3,5 milliards d'euros seraient affectés à la Turquie

L'UE envisage une enveloppe de 5,7 milliards d'euros pour financer les migrations

AFP/ BULENT KILIC - Une femme syrienne est assise dans une tente avec son enfant alors que d'autres attendent une distribution de nourriture, le 3 mars 2020, devant le poste frontière de Pazarkule avec la Grèce, à Edirne

L'Union européenne envisage une enveloppe totale de 5,77 milliards d'euros (6,8 milliards de dollars) pour des projets humanitaires en Turquie, en Jordanie et au Liban, afin d'éviter une nouvelle vague de réfugiés en provenance de Syrie vers l'UE. Sur cette enveloppe, 3,5 milliards d'euros (4,2 milliards de dollars) iraient à la Turquie pour qu'elle continue d'accueillir jusqu'en 2024 les réfugiés syriens fuyant la guerre civile qui dure depuis dix ans.

Le paquet ferait partie d'un plan régional plus large d'aide aux réfugiés pour empêcher les migrants d'atteindre le bloc, ont déclaré deux diplomates lors du briefing de mercredi. L'aide irait à des projets humanitaires, et non à des gouvernements, et contrairement au précédent cycle de financement de 6 milliards d'euros signé en 2016 entre l'Union et Ankara, l'argent proviendra cette fois-ci entièrement du budget commun de l'UE, et le Parlement européen devra donc donner son approbation. 

Dans la déclaration des membres du Conseil européen du 25 mars 2021, la Commission a été invitée à présenter une proposition au Conseil pour la poursuite du financement des réfugiés syriens en Turquie, ainsi qu'en Jordanie et au Liban. La volonté de renforcer la coopération avec la Turquie en matière de migration a également été soulignée.

Les 27 membres du Conseil européen devraient soutenir la proposition de financement de la Commission européenne. Elle sera abordée lors du sommet des 24 et 25 juin, au cours duquel les dirigeants de l'UE se réuniront à Bruxelles pour discuter des questions liées à la pandémie, à la reprise économique, aux migrations et aux relations extérieures, notamment les relations avec la Turquie et la Russie. 

La Turquie, qui accueille actuellement quelque quatre millions de réfugiés syriens et a dépensé plus de 40 milliards de dollars pour fournir des services de base, demande que les fonds européens soient versés directement au gouvernement d'Ankara. Il est peu probable qu'une telle demande de l'Union soit acceptée, car l'autoritarisme croissant de la Turquie et la détérioration du bilan de la nation en matière de droits de l'homme suscitent de vives inquiétudes. Il ne faut pas non plus oublier que la Turquie est militairement impliquée dans la guerre en Syrie et qu'elle contrôle actuellement Afrin, dans le nord du pays. La Turquie est également accusée d'utiliser les migrants comme monnaie d'échange, ce qu'Ankara dément.
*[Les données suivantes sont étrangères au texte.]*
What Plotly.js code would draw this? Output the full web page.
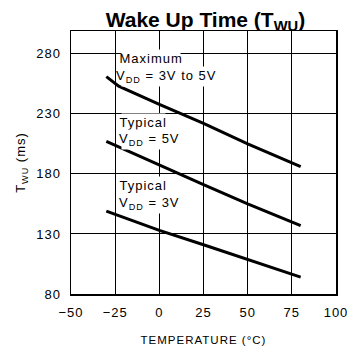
<!DOCTYPE html>
<html><head><meta charset="utf-8">
<script src="https://cdn.plot.ly/plotly-3.0.1.min.js"></script>
<style>
html,body{margin:0;padding:0;background:#fff}
#chart{width:347px;height:350px}
#chart svg text{letter-spacing:1px}
#chart svg .gtitle{letter-spacing:0}
</style>
</head><body><div id="chart"></div>
<script>
const maxTemp = [-30, -23, 0, 25, 50, 80];
const maxTwu = [261, 253, 238, 222, 205, 186];
const typ5Temp = [-30, 0, 25, 50, 80];
const typ5Twu = [207, 187, 171, 155, 137];
const typ3Temp = [-30, 0, 25, 50, 75, 80];
const typ3Twu = [149, 133, 121, 109, 97, 94];
const xTicks = [-50, -25, 0, 25, 50, 75, 100];
const yTicks = [80, 130, 180, 230, 280];

const sans = "Liberation Sans, Arial, sans-serif";
const line = {color: "#000", width: 3};
const data = [
  {x: maxTemp, y: maxTwu, mode: "lines", line: line},
  {x: typ5Temp, y: typ5Twu, mode: "lines", line: line},
  {x: typ3Temp, y: typ3Twu, mode: "lines", line: line}
].map(t => Object.assign(t, {hoverinfo: "skip", showlegend: false}));

function ann(x, y, text) {
  return {x: x, y: y, xref: "x", yref: "y", text: text, showarrow: false,
    xanchor: "left", yanchor: "middle", bgcolor: "#fff", borderpad: 1,
    font: {family: sans, size: 13, color: "#000"}};
}
const annotations = [
  ann(-21.5, 276, "Maximum"),
  ann(-21.5, 261, "V<sub>DD</sub> = 3V to 5V"),
  ann(-21.5, 223, "Typical"),
  ann(-21.5, 209, "V<sub>DD</sub> = 5V"),
  ann(-21.5, 170, "Typical"),
  ann(-21.5, 155, "V<sub>DD</sub> = 3V")
];

const tickFont = {family: sans, size: 13, color: "#000"};
const layout = {
  width: 347, height: 350,
  margin: {l: 71, r: 11, t: 31, b: 56},
  paper_bgcolor: "#fff", plot_bgcolor: "#fff",
  title: {text: "<b>Wake Up Time (T<sub>WU</sub>)</b>", x: 0.592, xanchor: "center",
    yref: "container", y: 0.945, yanchor: "middle",
    font: {family: sans, size: 21, color: "#000"}},
  xaxis: {range: [-50, 100], tickvals: xTicks, showgrid: true, gridcolor: "#000", gridwidth: 1,
    zeroline: false, showline: true, linecolor: "#000", linewidth: 1.5, mirror: true,
    ticks: "", tickfont: tickFont, ticklabeloverflow: "allow", ticklabelstandoff: 6,
    title: {text: "TEMPERATURE (°C)", font: {family: sans, size: 11.5, color: "#000"}, standoff: 17}},
  yaxis: {range: [80, 299], tickvals: yTicks, showgrid: true, gridcolor: "#000", gridwidth: 1,
    zeroline: false, showline: true, linecolor: "#000", linewidth: 1.5, mirror: true,
    ticks: "", tickfont: tickFont, ticklabelstandoff: 6,
    title: {text: "T<sub>WU</sub> (ms)", font: {family: sans, size: 13, color: "#000"}, standoff: 10}},
  annotations: annotations
};
Plotly.newPlot("chart", data, layout, {staticPlot: true, displayModeBar: false});
</script></body></html>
Elle est également susceptible de rouvrir le débat tortueux de l'UE sur les relations avec la Turquie, que les législateurs accusent depuis longtemps d'étouffer la liberté des médias et d'emprisonner les opposants politiques sans véritable procès, ce qu'Ankara dément également.

Dans le cadre de l'accord migratoire initial de mars 2016, la Turquie a accepté de reprendre tous les migrants et réfugiés traversant la mer Égée pour entrer illégalement en Grèce, y compris les Syriens, en échange de fonds supplémentaires. Pour sa part, l'UE a promis de lever les exigences en matière de visa pour les Turcs qui visitent l'Europe et d'accélérer la candidature d'Ankara à l'adhésion au bloc, bien que toutes les discussions dans ce domaine soient au point mort.

Les dirigeants de l'UE tenteront de les relancer jeudi lors du sommet, offrant à Ankara la possibilité de renforcer encore la coopération dans les domaines d'intérêt commun. Le ministre des affaires étrangères, Mevlut Cavusoglu, a rencontré le week-end dernier le responsable de la politique étrangère de l'UE, Josep Borrell, pour discuter des migrations, de la libéralisation des visas et des liens entre la Turquie et l'UE.

M. Cavusoglu a déclaré lors d'une conférence de presse que l'UE devait "revenir à la table" des négociations avec la Turquie. "Nous attendons de l'UE qu'elle prenne maintenant des mesures concrètes", "Cela fait plus d'un an et demi et nous n'avons toujours pas reçu de réponse sur ces questions". Nous espérons que ce sommet sera un tournant et qu'ils ne traîneront pas les pieds de la Turquie."